Life can often seem hectic here at NUHS. Coming from undergrad, where credits cap out at 18, the full-track first trimester load of 24-ish credits can seem daunting. The work-per-credit is also a drastic increase from those blissful undergrad years, a fact that only adds to weight of the credit load. The work-per-day also stands in stark contrast to many people’s undergrad experience — characterized by free time, intermittently punctuated by class. Here, it’s the exact opposite. It’s no surprise that the questions I get asked the most deal with whether going it “full track” is worth it.
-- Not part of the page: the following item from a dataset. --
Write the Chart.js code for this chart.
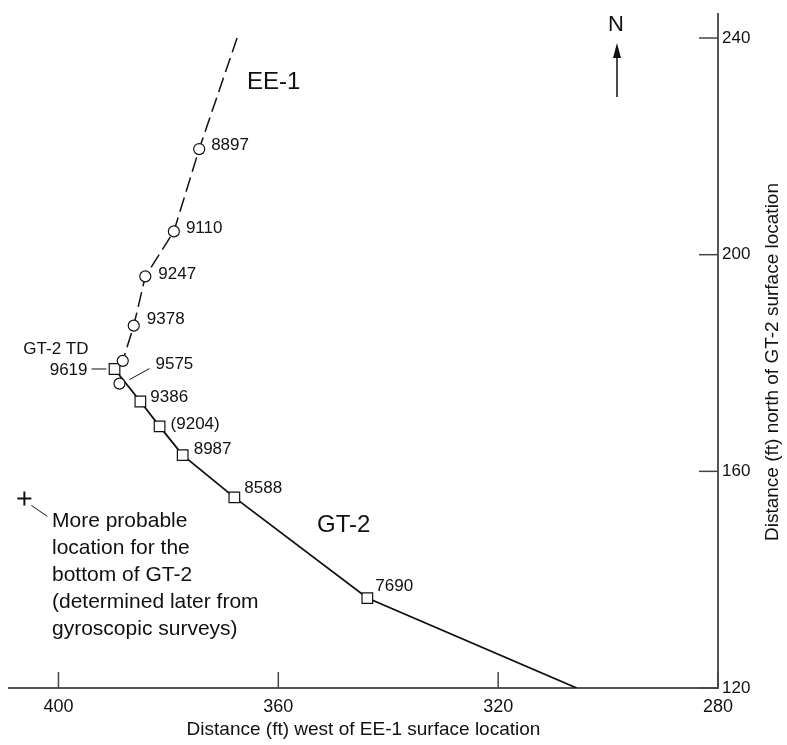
<!DOCTYPE html>
<html>
<head>
<meta charset="utf-8">
<script src="https://cdn.jsdelivr.net/npm/chart.js@4.4.1/dist/chart.umd.min.js"></script>
<style>
  body { margin: 0; background: #fff; }
  #wrap { width: 787px; height: 745px; }
</style>
</head>
<body>
<div id="wrap"><canvas id="plan"></canvas></div>
<script>
// tick values
const xTicks = [400, 360, 320, 280];
const yTicks = [120, 160, 200, 240];

// EE-1 trajectory (ft west, ft north) and measured depths
const ee1West = [367.5, 374.4, 379.0, 384.2, 386.3, 388.3];
const ee1North = [240, 219.5, 204.3, 196.0, 186.9, 180.4];
const ee1Depths = ["", "8897", "9110", "9247", "9378", ""];

// EE-1 point near GT-2 bottom
const ee1LowWest = [388.9];
const ee1LowNorth = [176.2];
const ee1LowDepths = ["9575"];

// GT-2 trajectory
const gt2West = [389.8, 385.1, 381.6, 377.4, 368.0, 343.8, 305.7];
const gt2North = [178.9, 172.9, 168.3, 163.0, 155.2, 136.6, 120];
const gt2Depths = ["9619", "9386", "(9204)", "8987", "8588", "7690", ""];

// later gyro survey bottom of GT-2
const probableWest = [406.2];
const probableNorth = [155.0];

const toPoints = (xs, ys) => xs.map((x, i) => ({ x: x, y: ys[i] }));

const SANS = "'Liberation Sans', Arial, sans-serif";
const INK = "#111";
const Y_TITLE = "Distance (ft) north of GT-2 surface location";

// label offsets from the marker, in px
const labelOffsets = {
  "8897": [12, -4], "9110": [12, -3], "9247": [13, -2], "9378": [13, -6],
  "9386": [10, -4], "(9204)": [11, -2], "8987": [11, -6], "8588": [10, -9],
  "7690": [8, -12], "9575": [36, -19],
};

const labelPlugin = {
  id: "labels",
  afterDatasetsDraw(chart) {
    const ctx = chart.ctx;
    const xs = chart.scales.x, ys = chart.scales.y;
    ctx.save();
    ctx.fillStyle = INK;
    ctx.strokeStyle = INK;
    ctx.lineWidth = 1;
    ctx.textBaseline = "middle";
    ctx.font = "17px " + SANS;

    chart.data.datasets.forEach((ds) => {
      if (!ds.depths) return;
      ds.data.forEach((p, i) => {
        const t = ds.depths[i];
        if (!t) return;
        const px = xs.getPixelForValue(p.x), py = ys.getPixelForValue(p.y);
        if (t === "9619") {
          ctx.textAlign = "right";
          ctx.fillText("9619", px - 27, py + 1);
          ctx.fillText("GT-2 TD", px - 26, py - 20);
          ctx.beginPath();
          ctx.moveTo(px - 23, py); ctx.lineTo(px - 8, py); ctx.stroke();
          return;
        }
        const off = labelOffsets[t];
        ctx.textAlign = "left";
        ctx.fillText(t, px + off[0], py + off[1]);
        if (t === "9575") {
          ctx.beginPath();
          ctx.moveTo(px + 30, py - 15); ctx.lineTo(px + 10, py - 4); ctx.stroke();
        }
      });
    });

    // well names
    ctx.textAlign = "left";
    ctx.font = "24px " + SANS;
    ctx.fillText("EE-1", 247, 82);
    ctx.fillText("GT-2", 317, 525);

    // note for the cross
    const cx = xs.getPixelForValue(probableWest[0]), cy = ys.getPixelForValue(probableNorth[0]);
    ctx.beginPath();
    ctx.moveTo(cx + 7, cy + 7); ctx.lineTo(cx + 23, cy + 18); ctx.stroke();
    ctx.font = "21px " + SANS;
    const note = ["More probable", "location for the", "bottom of GT-2",
      "(determined later from", "gyroscopic surveys)"];
    note.forEach((line, k) => ctx.fillText(line, 52, 521 + k * 27));

    // north arrow
    ctx.textAlign = "center";
    ctx.font = "22px " + SANS;
    ctx.fillText("N", 616, 25);
    ctx.lineWidth = 1.5;
    ctx.beginPath();
    ctx.moveTo(617, 97); ctx.lineTo(617, 56); ctx.stroke();
    ctx.beginPath();
    ctx.moveTo(617, 43); ctx.lineTo(621, 58); ctx.lineTo(613, 58); ctx.closePath(); ctx.fill();

    // inward tick marks
    ctx.strokeStyle = "#444";
    ctx.lineWidth = 1.5;
    const area = chart.chartArea;
    xTicks.forEach((v) => {
      const px = xs.getPixelForValue(v);
      ctx.beginPath(); ctx.moveTo(px, area.bottom); ctx.lineTo(px, area.bottom - 16); ctx.stroke();
    });
    yTicks.forEach((v) => {
      const py = ys.getPixelForValue(v);
      ctx.beginPath(); ctx.moveTo(area.right, py); ctx.lineTo(area.right - 19, py); ctx.stroke();
    });

    // right axis title, reading bottom to top
    ctx.translate(773, 362);
    ctx.rotate(-Math.PI / 2);
    ctx.textAlign = "center";
    ctx.font = "19px " + SANS;
    ctx.fillText(Y_TITLE, 0, 0);
    ctx.restore();
  },
};

const planCtx = document.getElementById("plan").getContext("2d");
const planChart = new Chart(planCtx, {
  type: "scatter",
  data: {
    datasets: [
      {
        label: "EE-1",
        data: toPoints(ee1West, ee1North),
        depths: ee1Depths,
        showLine: true,
        borderColor: INK,
        borderWidth: 1.5,
        borderDash: [15, 6],
        pointStyle: "circle",
        pointRadius: ee1Depths.map((d, i) => (i === 0 ? 0 : 5.5)),
        pointBackgroundColor: "#fff",
        pointBorderColor: INK,
        pointBorderWidth: 1.2,
      },
      {
        label: "EE-1 low",
        data: toPoints(ee1LowWest, ee1LowNorth),
        depths: ee1LowDepths,
        pointStyle: "circle",
        pointRadius: 5.5,
        pointBackgroundColor: "#fff",
        pointBorderColor: INK,
        pointBorderWidth: 1.2,
      },
      {
        label: "GT-2",
        data: toPoints(gt2West, gt2North),
        depths: gt2Depths,
        showLine: true,
        borderColor: INK,
        borderWidth: 1.8,
        pointStyle: "rect",
        pointRadius: gt2Depths.map((d) => (d ? 7.5 : 0)),
        pointBackgroundColor: "#fff",
        pointBorderColor: INK,
        pointBorderWidth: 1.2,
      },
      {
        label: "Probable bottom",
        data: toPoints(probableWest, probableNorth),
        pointStyle: "cross",
        pointRadius: 7,
        pointBorderColor: INK,
        pointBorderWidth: 2,
      },
    ],
  },
  options: {
    responsive: true,
    maintainAspectRatio: false,
    animation: false,
    layout: { padding: { left: 7, top: 3, right: 0, bottom: 0 } },
    plugins: { legend: { display: false }, tooltip: { enabled: false } },
    scales: {
      x: {
        type: "linear",
        reverse: true,
        min: 280,
        max: 409,
        afterBuildTicks: (s) => { s.ticks = xTicks.map((v) => ({ value: v })); },
        afterFit: (s) => { s.height = 57; },
        grid: { drawOnChartArea: false, drawTicks: false },
        border: { color: "#555", width: 2 },
        ticks: { padding: 8, color: INK, font: { family: SANS, size: 18 } },
        title: {
          display: true,
          text: "Distance (ft) west of EE-1 surface location",
          color: INK,
          font: { family: SANS, size: 19 },
          padding: { top: 0, bottom: 4 },
        },
      },
      y: {
        type: "linear",
        position: "right",
        min: 120,
        max: 244.4,
        afterBuildTicks: (s) => { s.ticks = yTicks.map((v) => ({ value: v })); },
        afterFit: (s) => { s.width = 69; },
        grid: { drawOnChartArea: false, drawTicks: false },
        border: { color: "#555", width: 2 },
        ticks: { padding: 4, color: INK, font: { family: SANS, size: 17 } },
        title: { display: false },
      },
    },
  },
  plugins: [labelPlugin],
});
</script>
</body>
</html>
In Limbo = doing two things poorly
I finished my first trimester full track and it wasn’t horrible. However, I quickly succumbed to a common fallacy. I began to convince myself that if I went “flex track,” I would have more time to absorb the nuances of the material, which would yield better conceptual understanding and retention.
In my self-delusion, I forgot an important caveat to my argument — people rarely study more than their set-point, even if they have more free time. Free time instead becomes just that — free time — time that gets filled with the latest TV show or aimlessly wandering the apartment. The point is free time almost never results in more work. In my experience, it actually led to less studying. It wasn’t until I picked up full track again, in second phase, that my study time reached a new high, which my GPA reflected with a corresponding up-tick.
Perhaps Newton was onto something when he stated “a body in motion stays in motion.” It seems the busier you are, the more work you accomplish. This appears to be an excruciatingly commonsensical phrase making it all the more necessary to posit, as common sense thought often eludes serious consideration.
When there’s an ample amount of free time, it’s almost as if you’re hung in limbo between two worlds, and consequently can’t participate fully in either. As much as I despise scheduling things, I believe the best approach to life at NUHS involves letting the demands devour you and scheduling the brief respites from studying so, either way, you can be fully involved in both worlds.